L’azzardo finale di Pizzarotti: fidarsi di Renzi (di Andrea Marsiletti)

Pizzarotti ha giocato le sue carte, e gli è andata male.

Dopo dieci anni da sindaco di Parma ha tentato di entrare in Parlamento.

Ha fatto bene a provarci, non ce l’ha fatta.

Per la nostra provincia sarebbe stato meglio avere un parlamentare parmigiano in più che uno di meno. E’ lapalissiano, a prescindere dalle legittime opinioni di ciascuno su Pizzarotti.

In questo ultimo mese Pizzarotti si è mosso con spregiudicatezza e disprezzo del pericolo.

Ha compromesso (rotto?) un rapporto strettissimo con Stefano Bonaccini che aveva costruito in tanti anni. Nel giro di due settimane ha rotto con il terzo polo di Renzi e Calenda.

A mio giudizio, anche se in posizioni ineleggibili, avrebbe fatto meglio a fare buon viso a cattivo gioco e rimanere candidato per il terzo polo e quindi dentro un progetto politico per quanto incerto esso sia.

Pizzarotti appare oggi fuori dai giochi.

E pensare che fino all’ingresso di Calenda nel Terzo Polo, era diventato l’interlocutore di Renzi nella costruzione del nuovo “centro”, al punto che la lista doveva chiamarsi “Matteo Renzi con Lista civica nazionale”.

L’entrata in scena di Calenda gli ha rovinato i piani. Fin dalla sua prima dichiarazione (“Pizzarotti è una brava persona, su di lui decide Renzi“), si era capito che il leader di Azione era molto freddo nei suoi confronti. Pizzarotti, da protagonista fondatore del nuovo soggetto politico su tutti i media nazionali, si è trovato declassato ad aspirante candidato in quota Italia Viva.

A quel punto Pizzarotti non aveva altra scelta che mettere il suo futuro politico nelle mani di Renzi. Sembra un azzardo, se non follia, al solo pronunciamento di queste parole.



Al di là dei precedenti non rassicuranti sulla “serenità” dei suoi protetti, era prevedibile che Renzi, chiamato a scegliere se difendere i fedelissimi del “Giglio Magico” (Maria Elena Boschi, Luigi Marattin, Ettore Rosato, Teresa Bellanova, Elena Bonetti, etc.) o Pizzarotti, buttasse a mare l’ex sindaco di Parma, che infatti al fotofinish è stato retrocesso, a sua insaputa, nella posizione in lista.

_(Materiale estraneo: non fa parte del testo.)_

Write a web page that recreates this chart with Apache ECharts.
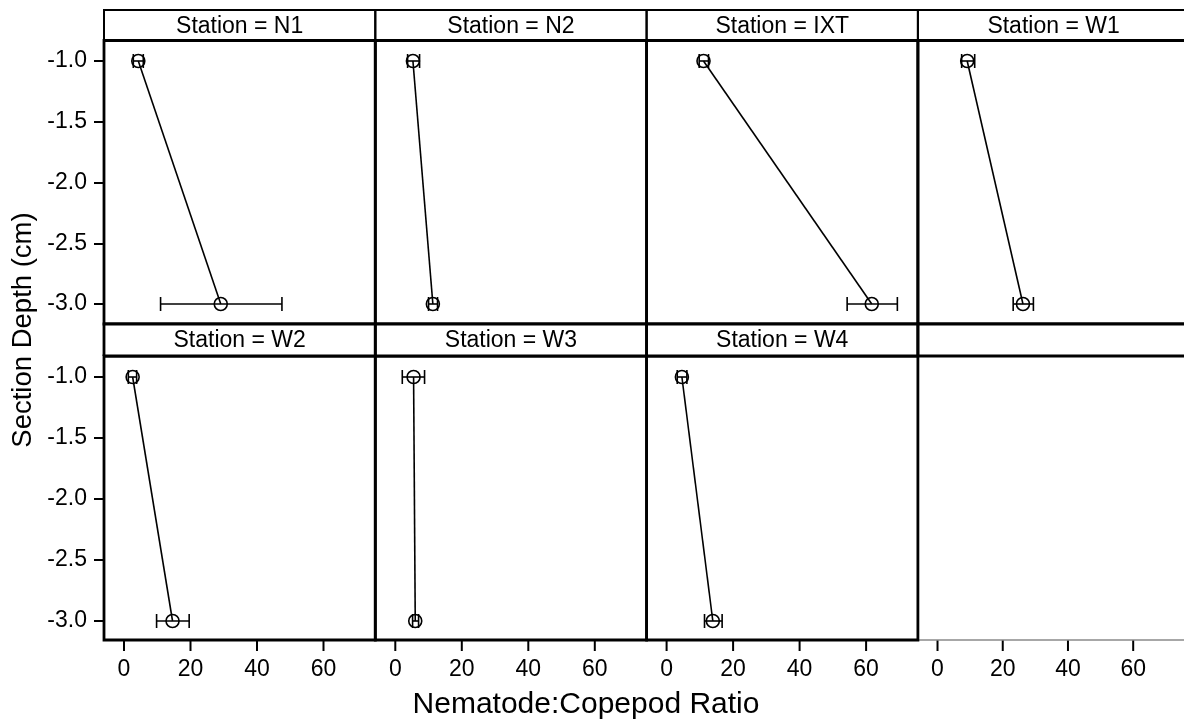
<!DOCTYPE html>
<html>
<head>
<meta charset="utf-8">
<script src="https://cdn.jsdelivr.net/npm/echarts@6/dist/echarts.min.js"></script>
<style>html,body{margin:0;padding:0;background:#fff;}#c{width:1184px;height:727px;}#err{position:absolute;left:940px;top:420px;width:230px;font:11px sans-serif;color:red;white-space:pre-wrap;}</style>
</head>
<body>
<div id="c"></div>
<div id="err"></div>
<script>
// ---- data ----
var stations = ['N1', 'N2', 'IXT', 'W1', 'W2', 'W3', 'W4'];
var depths = [-1, -3];
var meanTop = [4.3, 5.3, 11.1, 9.1, 2.6, 5.5, 4.6];
var lowTop  = [2.8, 3.7, 9.8, 7.4, 1.3, 2.1, 3.2];
var highTop = [5.8, 7.3, 12.6, 11.4, 3.8, 8.8, 6.1];
var meanBot = [29.1, 11.3, 61.7, 26.2, 14.6, 6.0, 13.9];
var lowBot  = [11.0, 10.0, 54.3, 23.2, 9.8, 5.2, 11.4];
var highBot = [47.5, 12.7, 69.4, 29.4, 19.6, 7.0, 16.7];
var xTicks = [0, 20, 40, 60];
var yTicks = [-1.0, -1.5, -2.0, -2.5, -3.0];
var xTitle = 'Nematode:Copepod Ratio';
var yTitle = 'Section Depth (cm)';

// ---- layout ----
var FONT = 'Liberation Sans, Arial, sans-serif';
var L = 104, colW = 271.3;
var panelTop = [40.5, 356], panelBot = [324, 640];
var stripTop = [10, 324];
var padTop = [20.5, 21], padBot = [20, 19]; // pixel space between data range and panel edge
var padX = 20, gridW = 199.5;                 // x: 0 sits 20px inside panel, 0..60 spans 199.5px
var BW = 2.8;                                 // panel border width

function build(mode) {
  var grids = [], xAxes = [], yAxes = [], series = [], graphics = [];
  for (var p = 0; p < 8; p++) {
    var col = p % 4, row = Math.floor(p / 4);
    var pLeft = L + col * colW, pTop = panelTop[row], pH = panelBot[row] - panelTop[row];
    var isEmpty = p >= stations.length;
    var bottomRow = row === 1;
    var xAx = {
      type: 'value', gridIndex: p, position: 'bottom',
      splitLine: { show: false },
      axisLine: { show: false, onZero: false },
      axisTick: { show: false },
      axisLabel: { show: bottomRow, margin: 18, color: '#000', fontFamily: FONT, fontSize: 23 }
    };
    var yAx = {
      type: 'value', gridIndex: p, position: 'left',
      splitLine: { show: false },
      axisLine: { show: false, onZero: false },
      axisTick: { show: col === 0, inside: false, length: 10, lineStyle: { color: '#000', width: 2 } },
      axisLabel: { show: col === 0, margin: 17, color: '#000', fontFamily: FONT, fontSize: 23,
        formatter: function (v) { return Number(v).toFixed(1); } }
    };
    if (mode === 'custom') {
      grids.push({ left: pLeft, top: pTop, width: colW, height: pH, show: false });
      var upx = (xTicks[xTicks.length - 1] - xTicks[0]) / gridW;
      xAx.min = xTicks[0] - padX * upx;
      xAx.max = xAx.min + colW * upx;
      xAx.axisLabel.customValues = xTicks;
      var ySpanPx = pH - padTop[row] - padBot[row];
      var upy = (yTicks[0] - yTicks[yTicks.length - 1]) / ySpanPx;
      yAx.max = yTicks[0] + padTop[row] * upy;
      yAx.min = yTicks[yTicks.length - 1] - padBot[row] * upy;
      yAx.axisTick.customValues = yTicks;
      yAx.axisLabel.customValues = yTicks;
    } else {
      grids.push({ left: pLeft + padX, top: pTop + padTop[row], width: gridW, height: pH - padTop[row] - padBot[row], show: false });
      xAx.min = xTicks[0]; xAx.max = xTicks[xTicks.length - 1]; xAx.interval = xTicks[1] - xTicks[0];
      xAx.offset = padBot[row];
      yAx.min = yTicks[yTicks.length - 1]; yAx.max = yTicks[0]; yAx.interval = yTicks[0] - yTicks[1];
      yAx.offset = padX;
    }
    xAxes.push(xAx); yAxes.push(yAx);

    if (!isEmpty) {
      graphics.push({ type: 'rect', z: 5,
        shape: { x: pLeft, y: pTop, width: colW, height: pH },
        style: { fill: 'none', stroke: '#000', lineWidth: BW } });
    } else {
      graphics.push({ type: 'line', z: 4,
        shape: { x1: pLeft, y1: panelBot[row], x2: pLeft + colW, y2: panelBot[row] },
        style: { stroke: '#8a8a8a', lineWidth: 1.5 } });
    }
    // strip: white box, side and top lines
    graphics.push({ type: 'rect', z: 9,
      shape: { x: pLeft, y: stripTop[row], width: colW, height: pTop - stripTop[row] },
      style: { fill: '#fff', stroke: null } });
    graphics.push({ type: 'polyline', z: 10,
      shape: { points: [[pLeft, pTop], [pLeft, stripTop[row]], [pLeft + colW, stripTop[row]], [pLeft + colW, pTop]] },
      style: { fill: null, stroke: '#000', lineWidth: row === 0 ? 2 : BW } });
    graphics.push({ type: 'line', z: 10,
      shape: { x1: pLeft, y1: pTop, x2: pLeft + colW, y2: pTop },
      style: { stroke: '#000', lineWidth: BW } });
    if (!isEmpty) {
      graphics.push({ type: 'text', z: 11,
        x: pLeft + colW / 2, y: (stripTop[row] + pTop) / 2 + 1,
        style: { text: 'Station = ' + stations[p], fill: '#000', font: '23px ' + FONT, textAlign: 'center', textVerticalAlign: 'middle' } });
    }

    // x-axis tick marks along the bottom edge of bottom-row panels, placed by the x scale
    if (bottomRow) {
      series.push({
        type: 'custom', xAxisIndex: p, yAxisIndex: p, clip: false, silent: true,
        data: xTicks.map(function (v) { return [v, yTicks[yTicks.length - 1]]; }),
        renderItem: function (params, api) {
          var cs = params.coordSys;
          var x = api.coord([api.value(0), api.value(1)])[0];
          var yb = cs.y + cs.height;
          return { type: 'line', shape: { x1: x, y1: yb, x2: x, y2: yb + 11 },
            style: { stroke: '#000', lineWidth: 2 } };
        },
        animation: false, z: 1
      });
    }
    if (isEmpty) continue;

    series.push({
      type: 'line', xAxisIndex: p, yAxisIndex: p, clip: false,
      data: [[meanTop[p], depths[0]], [meanBot[p], depths[1]]],
      symbol: 'circle', symbolSize: 13,
      itemStyle: { color: 'rgba(0,0,0,0)', borderColor: '#000', borderWidth: 1.6 },
      lineStyle: { color: '#000', width: 1.6 },
      animation: false, z: 3
    });
    series.push({
      type: 'custom', xAxisIndex: p, yAxisIndex: p, clip: false,
      data: [[lowTop[p], highTop[p], depths[0]], [lowBot[p], highBot[p], depths[1]]],
      renderItem: function (params, api) {
        var a = api.coord([api.value(0), api.value(2)]);
        var b = api.coord([api.value(1), api.value(2)]);
        var h = 7;
        var st = { stroke: '#000', lineWidth: 1.6 };
        return { type: 'group', children: [
          { type: 'line', shape: { x1: a[0], y1: a[1], x2: b[0], y2: b[1] }, style: st },
          { type: 'line', shape: { x1: a[0], y1: a[1] - h, x2: a[0], y2: a[1] + h }, style: st },
          { type: 'line', shape: { x1: b[0], y1: b[1] - h, x2: b[0], y2: b[1] + h }, style: st }
        ] };
      },
      animation: false, z: 2
    });
  }
  graphics.push({ type: 'text', x: 586, y: 705,
    style: { text: xTitle, fill: '#000', font: '30px ' + FONT, textAlign: 'center', textVerticalAlign: 'middle' } });
  graphics.push({ type: 'text', x: 23, y: 330, rotation: Math.PI / 2,
    style: { text: yTitle, fill: '#000', font: '27.5px ' + FONT, textAlign: 'center', textVerticalAlign: 'middle' } });
  return { backgroundColor: '#fff', animation: false,
    grid: grids, xAxis: xAxes, yAxis: yAxes, series: series, graphic: graphics };
}

var el = document.getElementById('c');
var chart;
try {
  chart = echarts.init(el, null, { renderer: 'canvas' });
  chart.setOption(build('custom'));
} catch (e) {
  document.getElementById('err').textContent = 'fallback: ' + String(e).slice(0, 120);
  try { chart.dispose(); } catch (e2) {}
  chart = echarts.init(el, null, { renderer: 'canvas' });
  chart.setOption(build('offset'));
}
</script>
</body>
</html>
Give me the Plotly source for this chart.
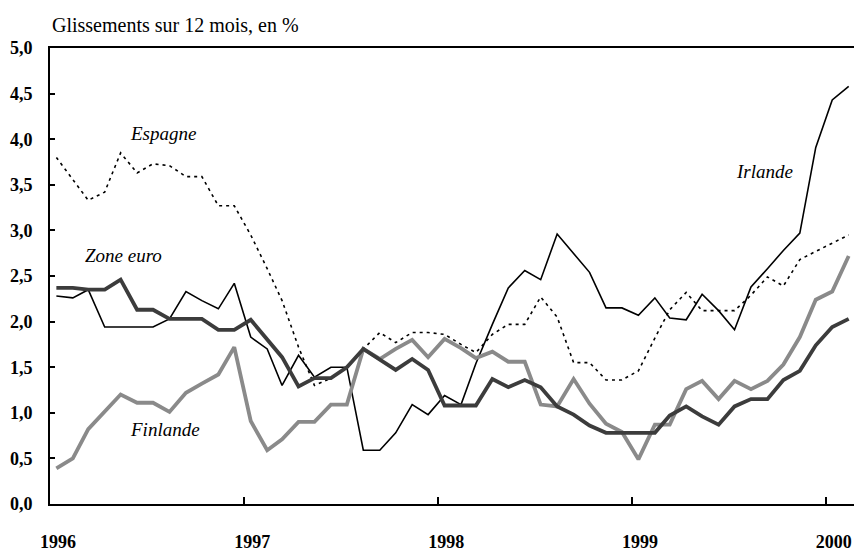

Nei pochi posti a disposizione, Renzi ha candidato parlamentari di comprovata osservanza, che erano usciti con lui dal Pd e si erano fin dimessi da ministri all’ordine del leader.

Renzi chiede ai suoi di prendere i voti dell’obbedienza. Come il gesuita Ignazio di Loyola ai monaci del suo ordine ai quali prescrisse come prima regola quella di obbedire, sempre e comunque, al Papa e ai superiori: “Qualunque gesuita abbia fatto voto di obbedienza si deve far portare e reggere dalla Provvidenza per mezzo del superiore come se fosse un cadavere, per indea cadaver, che si fa portare dovunque e si fa trattare come più piace“. Come un cadavere. All’epoca non c’erano ancora i film sugli zombie ma l’immagine ha la stessa forza macabra.

Non sapremo mai se Pizzarotti si sia rifiutato di pronunciare quei voti o se Renzi non abbia creduto alla sua incondizionata fedeltà.

Pizzarotti sarebbe stato utile al Terzo Polo a livello di immagine. E’ stato un errore escluderlo.

Vedremo chi (e quanti) saranno i cadaveri che rimarranno sul campo.